Cela semble coûter, comme cela a coûté à Jésus : « Maintenant mon âme est troublée, et que dirai-je ? Père, sauve-moi de cette heure ? Mais c’est précisément pour cette heure que je suis venu. » En fait, cela coûte tout : « Celui qui aime sa vie la perd. » Mais la vie éternelle, dès aujourd’hui, est à ce prix : tout. Jusqu'au déplacement de nos prières comme celle d'un grain de blé qui ne voudrait pas tomber en terre, mais voir préserver son état de grain de blé. Et voilà que les choses se passent autrement : là n'est pas la vocation d'un grain de blé.

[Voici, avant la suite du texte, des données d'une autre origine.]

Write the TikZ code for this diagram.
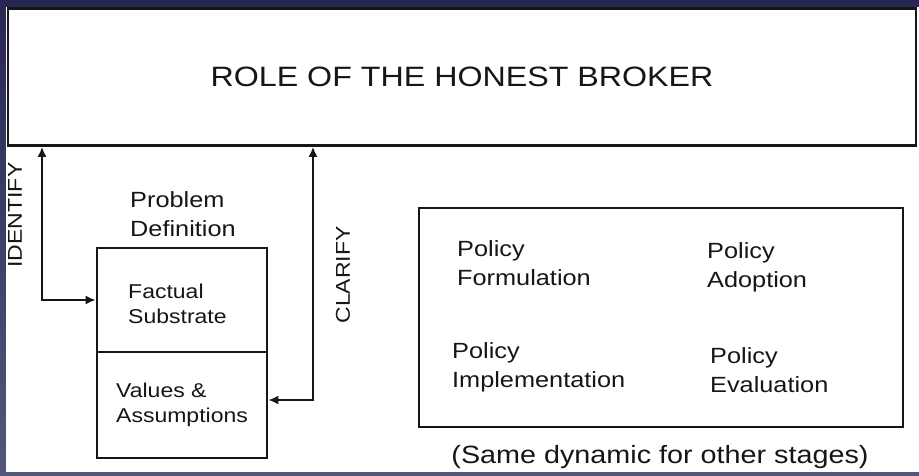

Voilà pour nous la réponse à la question des Grecs, à notre question. (Puisque, comme eux, nous sommes ici ce matin, pour rencontrer Jésus ?) Vous voulez me voir ? Mais on ne me voit que dans mon élévation, à la gloire, à la croix. On ne me voit que là, on ne me rejoint que là. Vous voulez me voir ? Soit, mais cela vous coûtera tout ! « Celui qui aime sa vie la perd, et celui qui ne s’y attache pas en ce monde la gardera pour la vie éternelle. »

*

Voilà le jugement. Voilà la croisée des chemins où nous sommes placés. Être jeté dehors avec le prince de ce monde, perdre sa vie pour vouloir s’y cramponner ; ou entrer dès aujourd’hui dans la vie éternelle, pour prix de l’abandon de notre propre vie au Christ.

Alors, qui est mis dehors quand Jésus est crucifié ? Les bourreaux ont cru que c’était Jésus. Lui, nous a montré à quel point c’était l’inverse. Ici, il n’y a pas de neutralité possible. Il n’y a pas de simples observateurs. Mais une alternative. La seule vraie alternative, au fond, de l’Histoire du monde. Avec le Christ sur la croix, dans la gloire ; ou dans la vanité, la gloire de ce monde qui passe, et qui est passé définitivement ce jour-là.

Telle est la croisée des chemins où nous place Jésus aujourd’hui.